Enver Abi, “Bak kardeşim. Şunu unutma. Kimse kimseye bir şey yapmaz. Yapan kendisine yapar. Hayrı da şerri de. Bizler hesap görme makamı değiliz. Hesap görmek Allahü Teala’ya aittir. Onun işine biz karışamayız. Benim de, senin de, bir başkasının da böyle bir yetkisi yok. Ben sadece onu değil, bana yapılanların hepsini Allahü Teala’ya havale ettim. Artık onların işi Allahü Teala ile” dedi.
Arkasından da sinirlenmememi ve sakin olmamı isteyip, uzun uzun dua etti.
Enver Abi’nin kendisine yapılan iftira ve kötü sözlere niçin sessiz kaldığını şimdi anladınız mı?
Bunlara karşı tek kelime bile etmemesinin, hatta haklı olduğu konularda kendisini hiç savunmamasının sırrı yukarıdaki cümlede saklı.
Allah dostu olan Enver Abi, bütün meselelerini Allahü Teala’ya havale etti.
O yüzden; bazıları mükafatın, bazıları da cezanın en büyüğünü görecek.
Meselenin aslını astarını bilmeden Enver Abi hakkında ileri geri konuşanları boş yere uyarmıyorum.
Aman kardeşimsiz siz olun Enver Abi hakkında kötü söz etmeyin!.
Bazıları bizim Enver Abi’yi niçin bu kadar çok sevdiğimizi bir türlü anlayamıyor.
Böyle bir insan sevilmez mi kardeşim?
Emin olun sizler de bunları bizzat yaşasaydınız, Enver Abi’yi bizden çok severdiniz.
Biz Enver Abi’yi böyle tanıdık ve böyle sevdik.
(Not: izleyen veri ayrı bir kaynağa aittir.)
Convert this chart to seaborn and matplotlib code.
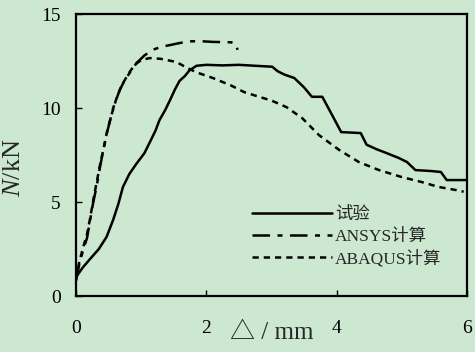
import numpy as np
import pandas as pd
import matplotlib
matplotlib.use('Agg')
import matplotlib.pyplot as plt
import seaborn as sns

# test curve
test_x = [0.0, 0.1, 0.21, 0.35, 0.47, 0.57, 0.65, 0.72, 0.82, 0.93, 1.05, 1.15, 1.22, 1.28,
          1.37, 1.44, 1.52, 1.59, 1.67, 1.74, 1.85, 2.0, 2.25, 2.5, 2.75, 3.01, 3.1, 3.2,
          3.35, 3.5, 3.62, 3.78, 3.92, 4.07, 4.2, 4.37, 4.46, 4.62, 4.77, 4.95, 5.08,
          5.21, 5.45, 5.6, 5.69, 5.98]
test_y = [1.0, 1.5, 1.95, 2.5, 3.15, 4.05, 4.9, 5.8, 6.5, 7.05, 7.6, 8.3, 8.8, 9.35,
          9.9, 10.4, 11.0, 11.45, 11.7, 12.0, 12.25, 12.3, 12.27, 12.3, 12.25, 12.2, 11.95, 11.78,
          11.6, 11.1, 10.6, 10.6, 9.7, 8.72, 8.7, 8.67, 8.05, 7.8, 7.6, 7.35, 7.13,
          6.7, 6.65, 6.6, 6.17, 6.17]

# ANSYS
ansys_x = [0.0, 0.05, 0.11, 0.17, 0.21, 0.26, 0.32, 0.37, 0.41, 0.47, 0.52, 0.57, 0.67,
           0.75, 0.83, 0.93, 1.05, 1.18, 1.3, 1.44, 1.59, 1.75, 1.9, 2.1, 2.38, 2.45, 2.48]
ansys_y = [0.8, 1.7, 2.45, 3.1, 3.9, 4.9, 5.9, 6.9, 7.6, 8.6, 9.3, 10.0, 10.95,
           11.5, 11.9, 12.4, 12.8, 13.1, 13.25, 13.35, 13.46, 13.55, 13.56, 13.52, 13.5, 13.42, 13.1]

# ABAQUS
abaqus_x = [0.0, 0.05, 0.11, 0.17, 0.22, 0.27, 0.32, 0.37, 0.42, 0.48, 0.55, 0.62, 0.7,
            0.8, 0.9, 1.0, 1.13, 1.3, 1.54, 1.7, 1.85, 2.1, 2.38, 2.58, 2.81, 3.0, 3.23,
            3.47, 3.73, 4.04, 4.34, 4.65, 5.0, 5.31, 5.57, 5.83, 5.95]
abaqus_y = [0.9, 1.8, 2.6, 3.3, 4.2, 5.2, 6.1, 7.0, 7.8, 8.8, 9.7, 10.5, 11.2,
            11.8, 12.3, 12.55, 12.66, 12.62, 12.45, 12.15, 11.9, 11.6, 11.2, 10.85, 10.6, 10.4, 10.05,
            9.47, 8.56, 7.77, 7.13, 6.7, 6.33, 6.06, 5.8, 5.64, 5.55]

labels = ['试验', 'ANSYS计算', 'ABAQUS计算']

df = pd.concat([
    pd.DataFrame({'x': test_x, 'y': test_y, 'case': labels[0]}),
    pd.DataFrame({'x': ansys_x, 'y': ansys_y, 'case': labels[1]}),
    pd.DataFrame({'x': abaqus_x, 'y': abaqus_y, 'case': labels[2]}),
])

bg = '#cce8d0'
sns.set_theme(style='ticks')
plt.rcParams['font.family'] = ['Liberation Serif', 'Noto Sans CJK SC', 'DejaVu Sans']
plt.rcParams['mathtext.fontset'] = 'custom'
plt.rcParams['mathtext.it'] = 'Liberation Serif:italic'
plt.rcParams['mathtext.rm'] = 'Liberation Serif'

fig = plt.figure(figsize=(4.75, 3.52), dpi=100, facecolor=bg)
ax = fig.add_axes([0.16, 0.159, 0.823, 0.801])
ax.set_facecolor(bg)

sns.lineplot(data=df, x='x', y='y', hue='case', style='case', estimator=None,
             palette=['black'] * 3, dashes={labels[0]: '', labels[1]: (7, 3, 2, 3), labels[2]: (2.5, 2)},
             linewidth=1.8, ax=ax)

ax.set_xlim(0, 6)
ax.set_ylim(0, 15)
ax.set_xticks([0, 2, 4, 6])
ax.set_yticks([0, 5, 10, 15])
ax.tick_params(direction='in', length=4, width=1, labelsize=14, colors='black')
ax.tick_params(axis='x', pad=17)
ax.tick_params(axis='y', pad=11)
for s in ax.spines.values():
    s.set_visible(True)
    s.set_linewidth(1.6)
    s.set_color('black')

ax.set_xlabel('')
ax.set_ylabel('$N$/kN', fontsize=19)
ax.yaxis.set_label_coords(-0.13, 0.457)
ax.text(0.5, -0.152, '△ / mm', transform=ax.transAxes, ha='center', va='baseline', fontsize=18)

ax.legend(loc='upper left', bbox_to_anchor=(0.45, 0.315), frameon=False, fontsize=12.5,
          handlelength=4.6, handletextpad=0.2, labelspacing=0.3, borderpad=0, borderaxespad=0,
          title=None)

fig.savefig('out.png', dpi=100, facecolor=bg)
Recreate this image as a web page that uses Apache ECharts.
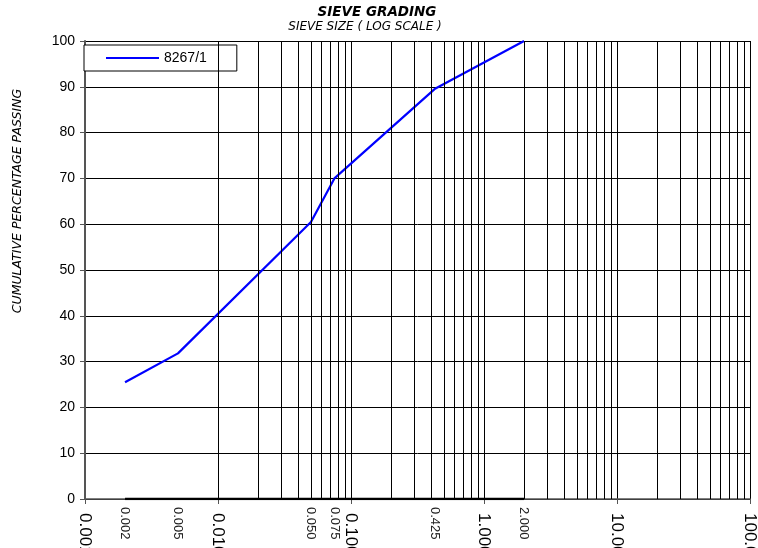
<!DOCTYPE html>
<html>
<head>
<meta charset="utf-8">
<script src="https://cdn.jsdelivr.net/npm/echarts@6/dist/echarts.min.js"></script>
<style>
  html, body { margin: 0; padding: 0; background: #fff; }
  #chart { width: 758px; height: 548px; }
</style>
</head>
<body>
<div id="chart"></div>
<script>
// sieve sizes (mm) and percentage passing
var sieveSizes = [0.002, 0.005, 0.05, 0.075, 0.425, 2.0];
var sieveLabels = ['0.002', '0.005', '0.050', '0.075', '0.425', '2.000'];
var passing = [25.5, 31.8, 60.5, 70, 89.5, 100];
var baseline = [0, 0, 0, 0, 0, 0];
var seriesName = '8267/1';

// log grid: decades and the minor multipliers in between
var decades = [0.001, 0.01, 0.1, 1, 10];
var multipliers = [2, 3, 4, 5, 6, 7, 8, 9];

var minorLines = [];
for (var i = 0; i < decades.length; i++) {
  for (var j = 0; j < multipliers.length; j++) {
    minorLines.push({ xAxis: decades[i] * multipliers[j] });
  }
}

var curve = [];
var base = [];
for (var k = 0; k < sieveSizes.length; k++) {
  curve.push([sieveSizes[k], passing[k]]);
  base.push({ value: [sieveSizes[k], baseline[k]], label: { formatter: sieveLabels[k] } });
}

var myChart = echarts.init(document.getElementById('chart'));
myChart.setOption({
  animation: false,
  title: [
    {
      text: 'SIEVE GRADING',
      left: 377,
      top: 5,
      textAlign: 'center',
      padding: 0,
      textStyle: { fontFamily: 'DejaVu Sans', fontSize: 13.5, fontWeight: 'bold', fontStyle: 'italic', color: '#000' }
    },
    {
      text: 'SIEVE SIZE ( LOG SCALE )',
      left: 365,
      top: 21,
      textAlign: 'center',
      padding: 0,
      textStyle: { fontFamily: 'DejaVu Sans', fontSize: 12, fontWeight: 'normal', fontStyle: 'italic', color: '#000' }
    }
  ],
  graphic: [
    {
      // y axis title, placed like the original (not centred on the axis)
      type: 'text',
      x: 18,
      y: 201,
      rotation: Math.PI / 2,
      style: {
        text: 'CUMULATIVE PERCENTAGE PASSING',
        fontFamily: 'DejaVu Sans',
        fontSize: 12.5,
        fontStyle: 'italic',
        fill: '#000',
        align: 'center',
        verticalAlign: 'middle'
      }
    }
  ],
  legend: {
    data: [{ name: seriesName, icon: 'rect' }],
    left: 84,
    top: 45,
    itemWidth: 53,
    itemHeight: 2,
    itemGap: 5,
    padding: [6, 30, 6, 22],
    backgroundColor: '#fff',
    borderColor: '#000',
    borderWidth: 1,
    textStyle: { fontFamily: 'Liberation Sans', fontSize: 14, color: '#000' }
  },
  grid: { left: 85, right: 8, top: 41, bottom: 49, outerBoundsMode: 'none', containLabel: false },
  xAxis: {
    type: 'log',
    logBase: 10,
    min: 0.001,
    max: 100,
    axisLine: { show: true, lineStyle: { color: '#555', width: 1.5 } },
    axisTick: { show: true, length: 5, lineStyle: { color: '#555' } },
    axisLabel: {
      rotate: -90,
      margin: 14,
      fontFamily: 'Liberation Sans',
      fontSize: 17,
      color: '#000',
      formatter: function (v) { return Number(v).toFixed(3); }
    },
    splitLine: { show: true, lineStyle: { color: '#000', width: 1 } }
  },
  yAxis: {
    type: 'value',
    min: 0,
    max: 100,
    interval: 10,
    axisLine: { show: true, lineStyle: { color: '#555', width: 2 } },
    axisTick: { show: true, length: 5, lineStyle: { color: '#555' } },
    axisLabel: { margin: 10, fontFamily: 'Liberation Sans', fontSize: 14, color: '#000' },
    splitLine: { show: true, lineStyle: { color: '#000', width: 1 } }
  },
  series: [
    {
      name: 'base',
      type: 'line',
      z: 3,
      data: base,
      symbol: 'circle',
      symbolSize: 0,
      lineStyle: { color: '#000', width: 2.5 },
      itemStyle: { color: '#000' },
      label: {
        show: true,
        position: 'bottom',
        distance: 8,
        rotate: -90,
        align: 'left',
        verticalAlign: 'middle',
        fontFamily: 'Liberation Sans',
        fontSize: 13,
        color: '#222'
      },
      markLine: {
        silent: true,
        symbol: ['none', 'none'],
        label: { show: false },
        lineStyle: { color: '#000', width: 1, type: 'solid' },
        data: minorLines
      }
    },
    {
      name: seriesName,
      type: 'line',
      z: 4,
      data: curve,
      symbol: 'none',
      lineStyle: { color: '#0000ff', width: 2.2 },
      itemStyle: { color: '#0000ff' }
    }
  ]
});
</script>
</body>
</html>
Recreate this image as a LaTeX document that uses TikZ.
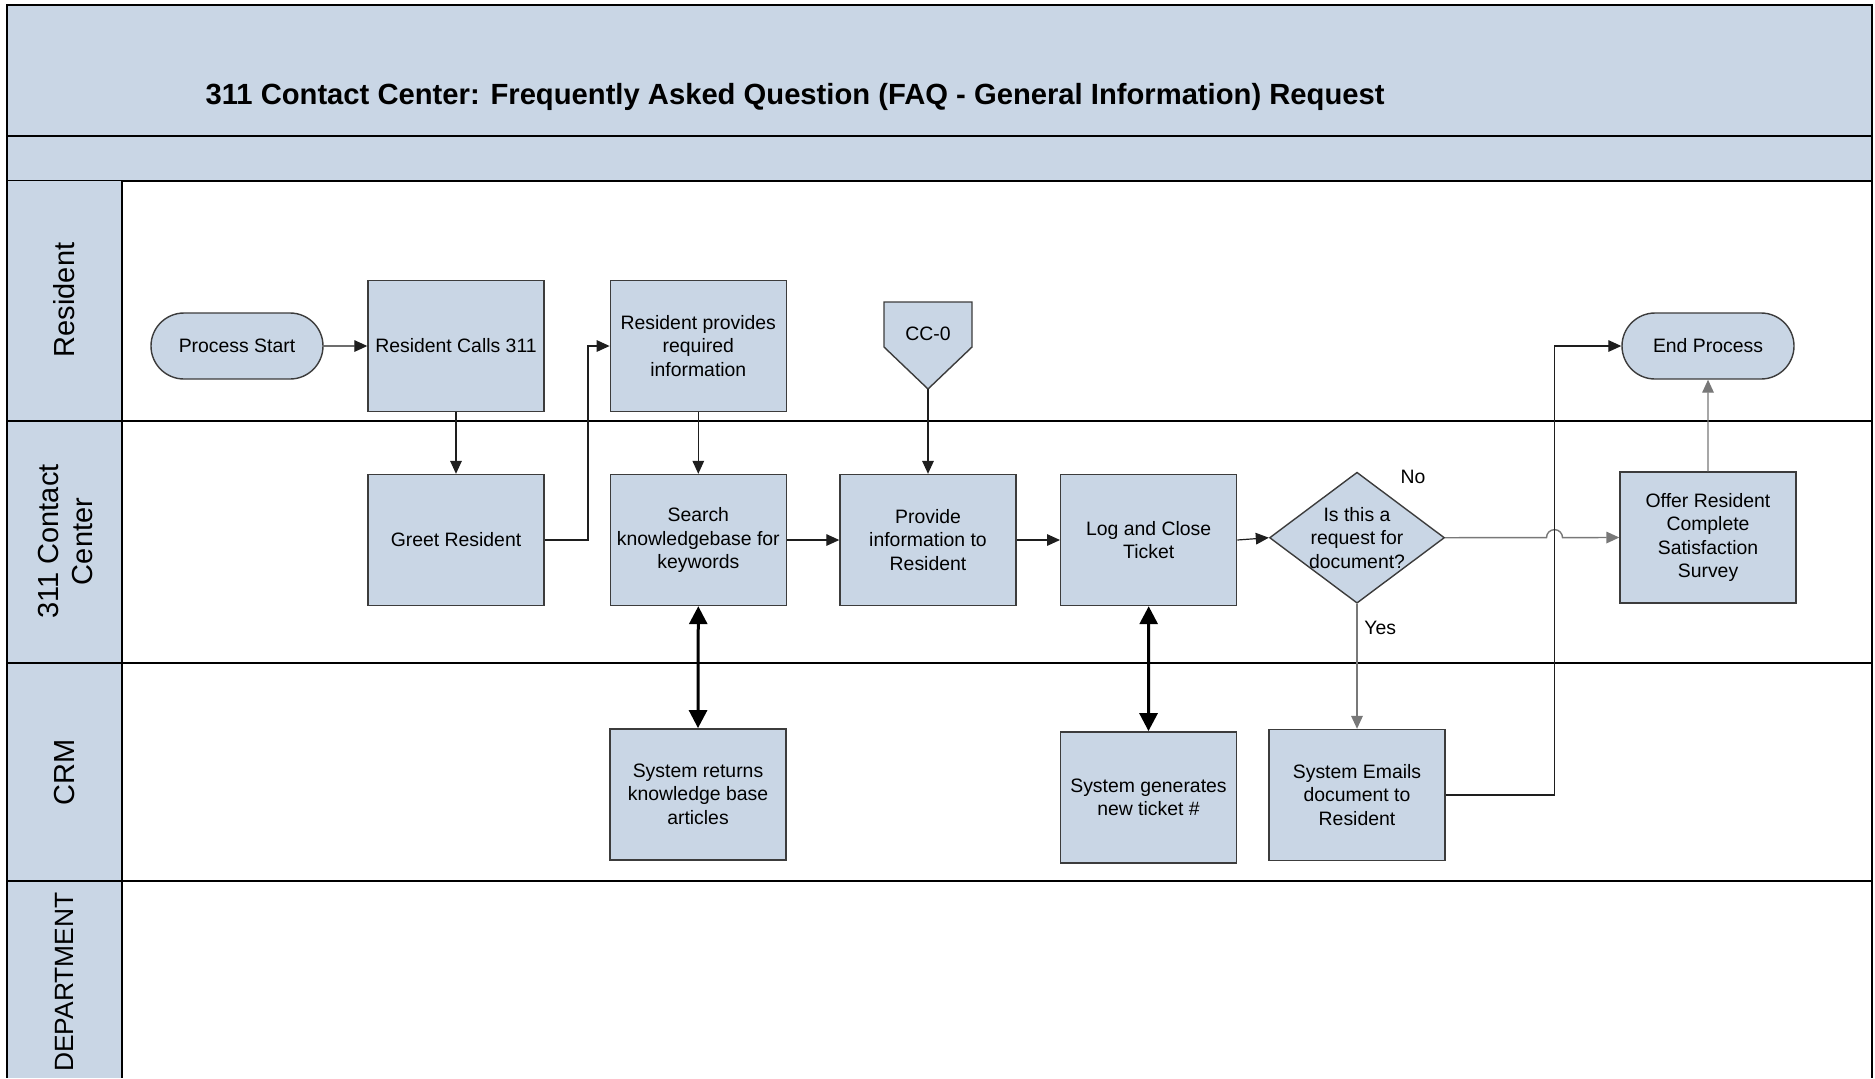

Burada bir hatırlatma yapmak isterim.
Ben bu muhbirlerden sadece birini kaleme aldım.
Emin olun bunun gibi daha çok muhbir vardı.

Enver Abi bütün Türkiye’nin tanıdığı bir isim.
Bütün cemiyetlerin içerisinde bulundu.
İyilerden de kötülerden de çok farklı kesimlerden dostlukları oldu.
Kimisi “Enver Bey” olarak, kimisi, “Enver Ören” olarak tanıdı.
Kendisini gerçekten sevenler, “Enver Abi” olarak bildi.
Bütün mesele Enver Abi’yi tanıyabilmekte.
Daha doğrusu, doğru tanıyabilmekte.

Hazır yeri gelmişken sizler ile bir dörtlüğü paylaşmak isterim.
Bu dörtlüğün son derece önemli olduğuna da dikkatinizi çekerim.
Mevlana Celaleddin-i Rumi Hazretleri’nin Mesnevi’sinde bir dörtlük var.
Bu dörtlüğünde mealen buyuruyor ki :

1. Satır : Bütün cemiyetlerde inledim (Ah çektim)
2. Satır : İyiler ile de kötüler ile de beraber oldum.
3. Satır : İyiler de kötüler de beni dostu zannetti. (Herkes beni dostu sandı)
4. Satır : Ama hiç birisi benim kalbime bakmadı. Gönlümün derinliklerindeki esrarı öğrenmedi. İnsanlar buna bakmadan benim dostum olduğunu zannetti.

İşte size Enver Abi!...

Allahü Teala bizleri, Enver Abi’nin kalbine bakanlardan eylesin.
Onun gönlünün derinliklerindeki esrarı öğrenmeyi nasip etsin.